L’article 17 du RGPD prévoit les motifs pour lesquels vous pouvez recourir au droit à l’oubli :
a) les données à caractère personnel ne sont plus nécessaires au regard des finalités pour lesquelles elles ont été collectées ou traitées d’une autre manière ;
b) la personne concernée retire le consentement sur lequel est fondé le traitement […] (le consentement a dû être donné pour une ou plusieurs finalités spécifiques), et il n’existe pas d’autre fondement juridique au traitement ;
c) la personne concernée s’oppose au traitement […] du fait que le traitement des données à caractère personnel n’est pas licite, et il n’existe pas de motif légitime impérieux pour le traitement, ou la personne concernée s’oppose au traitement des données si celles-ci sont utilisées à des fins de prospection (action de trouver de nouveaux clients par téléphone par exemple) ;
d) les données à caractère personnel ont fait l’objet d’un traitement illicite ;
e) les données à caractère personnel doivent être effacées pour respecter une obligation légale qui est prévue par le droit de l’Union ou par le droit de l’État membre auquel le responsable du traitement est soumis ;
f) les données à caractère personnel ont été collectées dans le cadre de l’offre de services de la société de l’information […] à destination d’enfants sans le consentement de ceux-ci s’ils sont âgés de 16 ans ou plus ou sans le consentement des leurs parents s’ils ont moins de 16ans.
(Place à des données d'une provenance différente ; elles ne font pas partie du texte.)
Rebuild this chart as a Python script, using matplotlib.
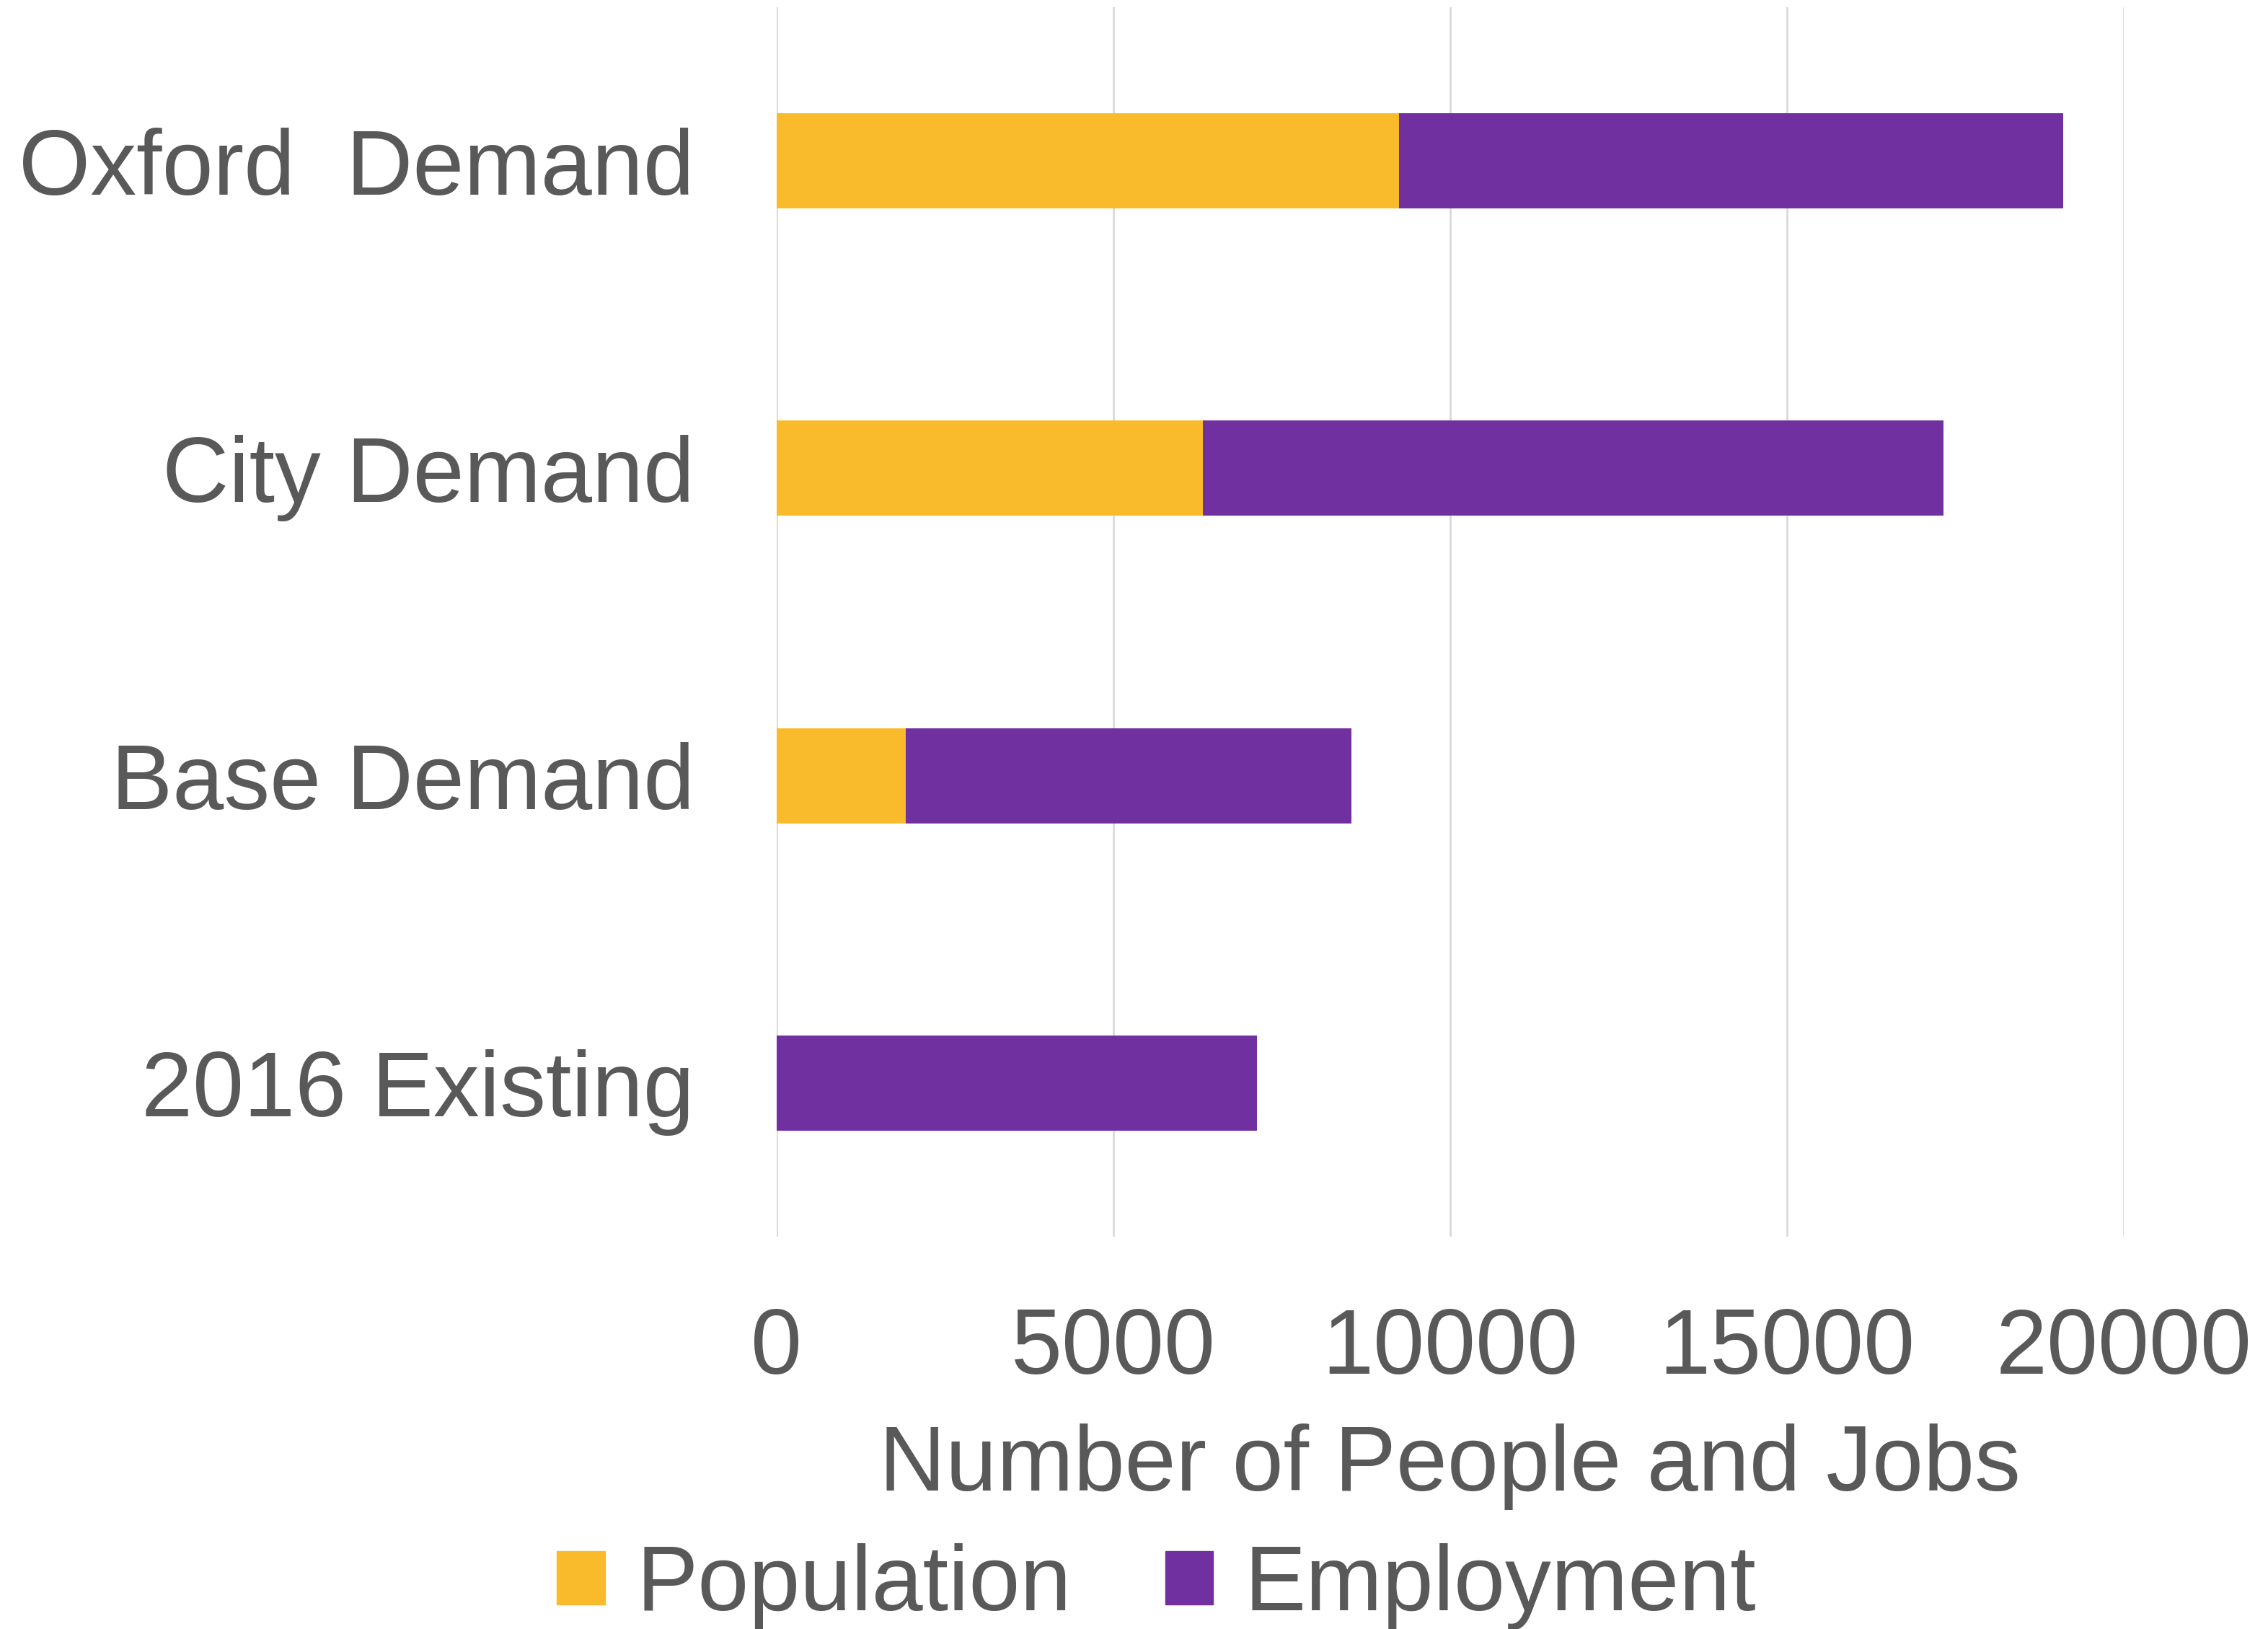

En Belgique, cette « majorité numérique » a été fixée à 13 ans. A titre de comparaison, elle est fixée à 15 ans chez nos voisins français.
Source : https://eur-lex.europa.eu/legal-content/FR/TXT/HTML/?uri=CELEX:32016R0679#d1e2635-1-1
La demande doit par ailleurs être spécifique. Il s’agit donc plus exactement d’un droit d’opposition qui s’apprécie au cas par cas. En effet, le gestionnaire du site appréciera par exemple s’il n’y a pas des raisons légitimes que les données continuent à être traitées ou si la demande de suppression fait face à une des limitations du droit à l’oubli prévues par la RGPD. Par exemple, le droit à l’information ou encore la liberté d’expression de la presse. Il ne s’agit pas d’un véritable droit à l’oubli qui nous permettrait d’effacer toutes nos traces en ligne.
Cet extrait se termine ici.